Barna is right in saying that the
church cannot compete with the world’s system but it has been
trying to do that for the past 50 or 60 years at least and moved
into overdrive during the past 25 years. True says Gilley, we
are living in changing times and postmodern philosophy has
become that of today’s world, and the church is buying into more
and more. The concern is not with absolute truth today, it is
what’s good for me or us and what feels good for me. That’s what
my spirituality is all about, me! The one place where people
should expect to find the truth, after all the Bible calls it
the ground and pillar of truth, the church, is not living up to
its nature and purpose.
Gilley gives helpful analysis of
the influence of what he calls postmodernity, or I would call
postmodernism, on the church. This includes how more and more
are buying into the postmodern philosophy as it’s related to
truth and authority.
As I read this second book, I
remember reading Os Guiness’s comments about our being so
committed to making the church relevant that we are actually
making it irrelevant because we are not emphasizing the things
that make it relevant.

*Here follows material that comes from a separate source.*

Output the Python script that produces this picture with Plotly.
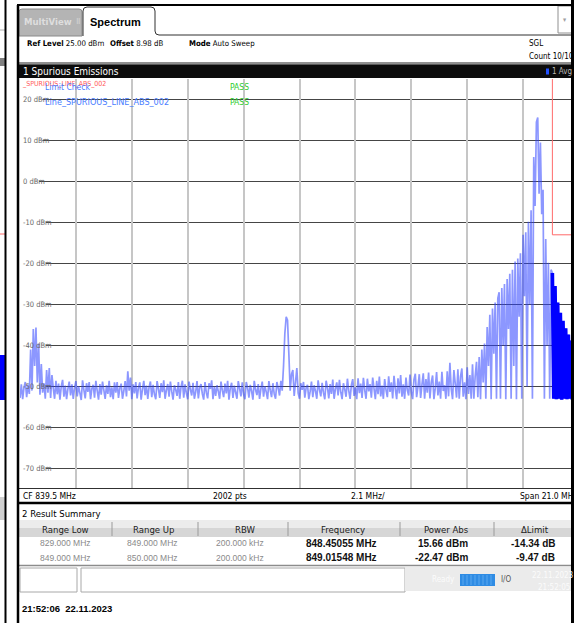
import numpy as np
import plotly.graph_objects as go

# sweep settings shown on the analyzer
center_mhz = 839.5
span_mhz = 21.0
ref_level = 25.0
db_per_div = 10.0

# trace 1 (Avg) in dBm: one list per MHz, 0.05 MHz per point
lvl_829 = [-52.8, -49.5, -53.1, -50.2, -48.9, -52.6, -49.6, -51.8, -41.0, -51.0, -36.0, -45.0, -35.6, -49.0, -39.5, -52.0, -44.5, -51.5, -49.2, -53.0]
lvl_830 = [-46.0, -51.5, -45.5, -52.8, -47.2, -50.4, -53.0, -48.6, -51.9, -49.3, -53.2, -50.0, -48.4, -52.5, -49.8, -53.1, -50.6, -48.8, -52.2, -49.5]
lvl_831 = [-53.0, -50.3, -48.7, -52.4, -49.9, -51.6, -53.3, -48.5, -50.8, -52.9, -49.2, -51.3, -48.9, -53.1, -50.5, -49.6, -52.7, -48.6, -51.0, -53.2]
lvl_832 = [-49.4, -52.0, -48.8, -50.9, -53.0, -49.7, -51.8, -48.6, -52.6, -50.2, -53.1, -49.0, -51.5, -48.9, -52.8, -50.4, -49.3, -53.0, -51.1, -48.7]
lvl_833 = [-52.4, -46.3, -51.0, -47.8, -53.1, -49.5, -51.7, -48.9, -52.9, -50.3, -49.0, -53.2, -50.7, -48.6, -52.1, -49.8, -53.0, -50.1, -48.8, -52.6]
lvl_834 = [-49.6, -51.9, -53.1, -48.7, -50.6, -52.8, -49.2, -51.4, -48.5, -53.0, -50.9, -49.4, -52.5, -48.8, -51.2, -53.2, -49.7, -50.8, -52.3, -48.9]
lvl_835 = [-53.0, -50.1, -48.6, -52.7, -49.5, -51.6, -53.1, -48.8, -50.7, -52.2, -49.1, -53.0, -51.3, -48.7, -52.9, -50.2, -49.4, -51.8, -53.2, -48.9]
lvl_836 = [-51.5, -52.9, -49.2, -50.6, -48.5, -53.1, -50.0, -52.3, -49.7, -51.2, -53.0, -48.8, -50.9, -52.6, -49.3, -51.7, -48.6, -53.2, -50.4, -49.1]
lvl_837 = [-52.8, -49.8, -51.4, -53.0, -48.7, -50.5, -52.4, -49.0, -51.9, -53.1, -48.9, -50.3, -52.7, -49.6, -51.1, -53.2, -48.6, -50.8, -52.1, -49.4]
lvl_838 = [-53.0, -50.6, -48.8, -52.5, -49.9, -51.3, -53.1, -48.7, -50.9, -52.6, -49.2, -51.8, -53.0, -48.9, -50.4, -52.2, -48.6, -51.0, -45.0, -37.0]
lvl_839 = [-33.0, -33.8, -42.0, -51.0, -47.0, -46.0, -52.3, -49.0, -45.5, -51.6, -53.0, -49.2, -50.8, -48.9, -52.7, -50.3, -49.6, -53.1, -51.2, -48.8]
lvl_840 = [-52.6, -49.7, -51.1, -53.0, -48.5, -50.8, -52.4, -49.1, -51.5, -53.1, -48.6, -50.3, -52.9, -49.4, -51.8, -48.3, -53.0, -50.6, -49.0, -52.2]
lvl_841 = [-48.4, -51.4, -53.1, -49.2, -50.7, -52.5, -48.1, -51.0, -53.0, -49.6, -48.2, -52.3, -50.2, -53.1, -48.0, -51.6, -49.3, -52.8, -47.9, -50.9]
lvl_842 = [-53.0, -48.1, -51.2, -49.4, -52.7, -47.8, -50.5, -53.1, -48.6, -51.9, -47.6, -52.4, -49.8, -53.0, -48.2, -50.8, -52.6, -47.5, -51.3, -49.0]
lvl_843 = [-52.9, -47.4, -50.6, -53.1, -48.0, -51.7, -47.2, -52.5, -49.5, -53.0, -47.8, -50.9, -52.2, -47.1, -51.4, -53.1, -48.3, -46.9, -52.6, -50.1]
lvl_844 = [-47.0, -52.8, -49.6, -46.8, -53.0, -48.2, -51.5, -46.6, -52.9, -49.0, -47.3, -53.1, -50.4, -46.5, -52.2, -48.8, -53.0, -46.4, -51.1, -49.7]
lvl_845 = [-53.0, -46.3, -52.4, -44.2, -50.6, -53.1, -46.0, -49.2, -52.7, -45.8, -53.0, -47.5, -45.6, -52.5, -49.0, -53.1, -45.3, -51.8, -47.2, -53.0]
lvl_846 = [-44.6, -53.0, -47.5, -44.0, -52.6, -42.8, -53.1, -41.0, -49.0, -39.5, -53.0, -35.5, -45.0, -32.5, -53.1, -31.0, -42.0, -29.5, -53.0, -28.5]
lvl_847 = [-27.0, -53.0, -26.0, -40.0, -25.0, -53.1, -23.8, -36.0, -22.5, -53.0, -21.5, -45.0, -19.5, -53.1, -18.8, -33.0, -17.5, -53.0, -13.0, -28.0]
lvl_848 = [-12.4, -50.0, -9.8, -30.0, -7.0, -53.0, 6.0, -6.0, 14.5, 15.6, -3.0, 9.5, -8.0, -2.0, -53.0, -14.0, -40.0, -19.8, -53.0, -21.5]
lvl_849 = [-22.3, -53.0, -25.5, -53.1, -29.5, -53.0, -32.0, -53.2, -34.0, -53.0, -35.8, -53.1, -37.3, -53.0, -38.8, -53.2, -40.2, -53.0, -41.5, -53.1, -42.8]

level_dbm = (lvl_829 + lvl_830 + lvl_831 + lvl_832 + lvl_833 + lvl_834 + lvl_835 + lvl_836 + lvl_837
             + lvl_838 + lvl_839 + lvl_840 + lvl_841 + lvl_842 + lvl_843 + lvl_844 + lvl_845 + lvl_846
             + lvl_847 + lvl_848 + lvl_849)
start_mhz = center_mhz - span_mhz / 2
stop_mhz = center_mhz + span_mhz / 2
freq_mhz = np.linspace(start_mhz, stop_mhz, len(level_dbm))
n_tail = len(lvl_849)  # above 849 MHz the trace is so dense it draws solid

# limit line _SPURIOUS_LINE_ABS_002
limit_freq = [829.0, 849.0, 849.0, 850.0]
limit_dbm = [30.0, 30.0, -13.0, -13.0]

y_ticks = [20, 10, 0, -10, -20, -30, -40, -50, -60, -70]

# result summary table
col_heads = ["Range Low", "Range Up", "RBW", "Frequency", "Power Abs", "ΔLimit"]
range_low = ["829.000 MHz", "849.000 MHz"]
range_up = ["849.000 MHz", "850.000 MHz"]
rbw = ["200.000 kHz", "200.000 kHz"]
peak_freq = ["848.45055 MHz", "849.01548 MHz"]
power_abs = ["15.66 dBm", "-22.47 dBm"]
delta_limit = ["-14.34 dB", "-9.47 dB"]

W, H = 574, 623
L, R, T, B = 20, 3, 79, 134
div_px = 55.9  # width of one x division on screen
x_right = start_mhz + (W - L - R) / div_px * (span_mhz / 10)

NARROW = "Liberation Sans Narrow, DejaVu Sans Condensed, Arial Narrow, sans-serif"
SANS = "Liberation Sans, Arial, sans-serif"


def px(x):
    return (x - L) / (W - L - R)


def py(y):
    return 1 - (y - T) / (H - T - B)


shapes = []
annotations = []


def rect(x0, y0, x1, y1, fill, line="rgba(0,0,0,0)", lw=1):
    shapes.append(dict(type="rect", xref="paper", yref="paper", x0=px(x0), x1=px(x1), y0=py(y0), y1=py(y1),
                       fillcolor=fill, line=dict(color=line, width=lw), layer="above"))


def hline(x0, x1, y, color, lw=1):
    shapes.append(dict(type="line", xref="paper", yref="paper", x0=px(x0), x1=px(x1), y0=py(y), y1=py(y),
                       line=dict(color=color, width=lw), layer="above"))


def vline(x, y0, y1, color, lw=1):
    shapes.append(dict(type="line", xref="paper", yref="paper", x0=px(x), x1=px(x), y0=py(y0), y1=py(y1),
                       line=dict(color=color, width=lw), layer="above"))


def text(x, y, s, size=9, color="black", anchor="left", family=NARROW):
    annotations.append(dict(x=px(x), y=py(y), xref="paper", yref="paper", text=s, showarrow=False,
                            xanchor=anchor, yanchor="middle", font=dict(family=family, size=size, color=color)))


fig = go.Figure()

fig.add_trace(go.Scatter(x=freq_mhz, y=level_dbm, mode="lines",
                         line=dict(color="rgba(45,65,255,0.55)", width=1.7, simplify=False), hoverinfo="skip"))
fig.add_trace(go.Scatter(x=freq_mhz[-n_tail:], y=level_dbm[-n_tail:], mode="lines",
                         line=dict(color="#0000ff", width=3.6, simplify=False), hoverinfo="skip"))
fig.add_trace(go.Scatter(x=limit_freq, y=limit_dbm, mode="lines",
                         line=dict(color="#ff6a6a", width=1), hoverinfo="skip"))

# horizontal grid lines start after the level labels
for v in y_ticks:
    lab = f"{v} dBm"
    x0 = 21 + len(lab) * 3.4 + 1
    shapes.append(dict(type="line", xref="paper", yref="y", x0=px(x0), x1=1, y0=v, y1=v,
                       line=dict(color="#454545", width=1), layer="between"))
    text(21, T + (ref_level - v) / db_per_div * 41, lab, size=7.5, color="#666666")

# legend texts inside diagram
text(20, 84, "_SPURIOUS_LINE_ABS_002", size=7, color="#ff5a5a")
text(43, 87, "Limit Check", size=8.5, color="#4a7dff")
text(43, 102, "Line_SPURIOUS_LINE_ABS_002", size=9, color="#4a7dff")
text(228, 87, "PASS", size=8.5, color="#2ecc2e")
text(228, 102, "PASS", size=8.5, color="#2ecc2e")

# ---- window chrome ----
# background window strip on the left
hline(0, 5, 30, "#b0b0b0")
rect(0, 58, 5, 66, "#808080")
hline(0, 5, 234, "#ff6a6a")
rect(0, 355, 5, 400, "#0000ff")
rect(0, 497, 5, 520, "#d0d0d0")
vline(5.5, 0, 623, "black", 2)

# tabs
shapes.append(dict(type="path", xref="paper", yref="paper", layer="above",
                   path=f"M {px(19)},{py(36)} L {px(19)},{py(12)} Q {px(19)},{py(9)} {px(22)},{py(9)} "
                        f"L {px(79)},{py(9)} Q {px(82)},{py(9)} {px(82)},{py(12)} L {px(82)},{py(36)} Z",
                   fillcolor="#b4b4b4", line=dict(color="#8a8a8a", width=1)))
text(22, 22, "<b>MultiView</b>", size=9.5, color="#dedede")
text(74, 22, "⠿", size=7, color="#e8e8e8")
shapes.append(dict(type="path", xref="paper", yref="paper", layer="above",
                   path=f"M {px(83)},{py(36)} L {px(83)},{py(11)} Q {px(83)},{py(7)} {px(87)},{py(7)} "
                        f"L {px(151)},{py(7)} Q {px(155)},{py(7)} {px(155)},{py(11)} L {px(155)},{py(31)} "
                        f"Q {px(155)},{py(35)} {px(159)},{py(35)} L {px(572)},{py(35)}",
                   fillcolor="rgba(0,0,0,0)", line=dict(color="#303030", width=1)))
text(88, 22, "<b>Spectrum</b>", size=11, color="black", family=SANS)
rect(558, 6, 572, 33, "white", "#909090")
text(565, 20, "▾", size=7, color="#a0a0a0", anchor="center")

# info row
text(25, 44, "<b>Ref Level</b> 25.00 dBm", size=7.8)
text(108, 44, "<b>Offset</b> 8.98 dB", size=7.8)
text(187, 44, "<b>Mode</b> Auto Sweep", size=7.8)
text(527, 44, "SGL", size=8)
text(527, 57, "Count 10/10", size=8)
hline(17, 572, 63, "#202020", 1)

# diagram title bar
rect(17, 64, 572, 78, "#0c0c0c")
hline(17, 572, 64.5, "#5a5a5a", 1)
text(21, 71.5, "1 Spurious Emissions", size=10, color="white")
rect(546, 68.5, 549, 74.5, "#2050ff")
text(550, 71.5, "1 Avg", size=8, color="#b8b8b8")

# bottom bar of diagram
hline(17, 572, 488.5, "#303030", 1)
text(21, 495.5, "CF 839.5 MHz", size=8.5)
text(230, 495.5, "2002 pts", size=8.5, anchor="center")
text(368, 495.5, "2.1 MHz/", size=8.5, anchor="center")
text(518, 495.5, "Span 21.0 MHz", size=8.5)
hline(17, 572, 503, "black", 2.5)

# result summary
text(20, 513, "2 Result Summary", size=9.5)
rect(19, 520, 571, 537, "#d6d6d6")
rect(19, 520, 571, 528, "#ececec")
for sx in [112, 198, 288, 400, 494]:
    vline(sx, 522, 536, "#9a9a9a", 1)
head_x = [65, 153, 245, 343, 446, 535]
for cx, h in zip(head_x, col_heads):
    text(cx, 529, h, size=9.5, color="#222222", anchor="center")
row_y = [543, 557.5]
for i, ry in enumerate(row_y):
    text(65, ry, range_low[i], size=8.5, color="#8a8a8a", anchor="center", family=SANS)
    text(152, ry, range_up[i], size=8.5, color="#8a8a8a", anchor="center", family=SANS)
    text(240, ry, rbw[i], size=8.5, color="#8a8a8a", anchor="center", family=SANS)
    text(341, ry, "<b>" + peak_freq[i] + "</b>", size=10, color="#111111", anchor="center", family=SANS)
    text(470, ry, "<b>" + power_abs[i] + "</b>", size=10, color="#111111", anchor="right", family=SANS)
    text(557, ry, "<b>" + delta_limit[i] + "</b>", size=10, color="#111111", anchor="right", family=SANS)
hline(17, 572, 565.5, "#8c8c8c", 1.5)

# status bar
shapes.append(dict(type="rect", xref="paper", yref="paper", x0=px(20), x1=px(77), y0=py(568), y1=py(592),
                   fillcolor="white", line=dict(color="#a8a8a8", width=1), layer="above"))
shapes.append(dict(type="rect", xref="paper", yref="paper", x0=px(81), x1=px(405), y0=py(568), y1=py(592),
                   fillcolor="white", line=dict(color="#a8a8a8", width=1), layer="above"))
rect(405, 567, 571, 591, "#ebebeb")
text(430, 579, "Ready", size=8, color="#fbfbfb")
rect(460, 574, 495, 586, "#2f8ce4")
for bx in range(463, 495, 4):
    vline(bx, 575, 585, "#5aa8f0", 1)
text(499, 579, "I/O", size=8, color="#555555")
text(530, 575, "22.11.2023", size=8, color="#fbfbfb")
text(536, 587, "21:52:05", size=8, color="#fbfbfb")

# footer timestamp
text(20, 608, "<b>21:52:06  22.11.2023</b>", size=9.5, family=SANS)

# window frame
hline(17, 574, 5, "black", 2)
vline(18, 5, 623, "black", 2.5)
rect(571, 0, 574, 623, "black")

fig.update_layout(
    width=W, height=H,
    margin=dict(l=L, r=R, t=T, b=B),
    paper_bgcolor="white", plot_bgcolor="white",
    showlegend=False,
    xaxis=dict(range=[start_mhz, x_right], tick0=start_mhz, dtick=span_mhz / 10, showgrid=True,
               gridcolor="#c6c6c6", gridwidth=2, showticklabels=False, zeroline=False, showline=False),
    yaxis=dict(range=[ref_level - 10 * db_per_div, ref_level], showgrid=False, showticklabels=False,
               zeroline=False, showline=False),
    shapes=shapes,
    annotations=annotations,
)

# page body has a default 8px margin; drop it so the figure sits at the window corner
fig.write_html("out.html", config={"displayModeBar": False},
               post_script="document.body.style.margin='0px';")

I thought speaking the language of the
age, which we must do to effectively communicate, can actually
trivialize the truth we are trying to communicate if we are not
careful in the process. There is that part of the Christian
community today, a preferred term by the emerging church people
over church, is that we are a movement in search of an
experience but not the truth.
I challenge you pastors, church
leaders and teachers, parents, and general membership of the
church to read this book. Both are important but if you must
choose between the two, read this book.
We are in a predicament today
that we must recognize and respond to—that is, if we are in
search of an experience or meaning to life and that experience
is not based on our theology and if our theology is not based on
Scripture and Scripture tells us about God, then how can we have
a meaningful experience or find real meaning to life in a
vacuum? That’s the kind of questions we need to deal with and
Gilley will help us along in that process.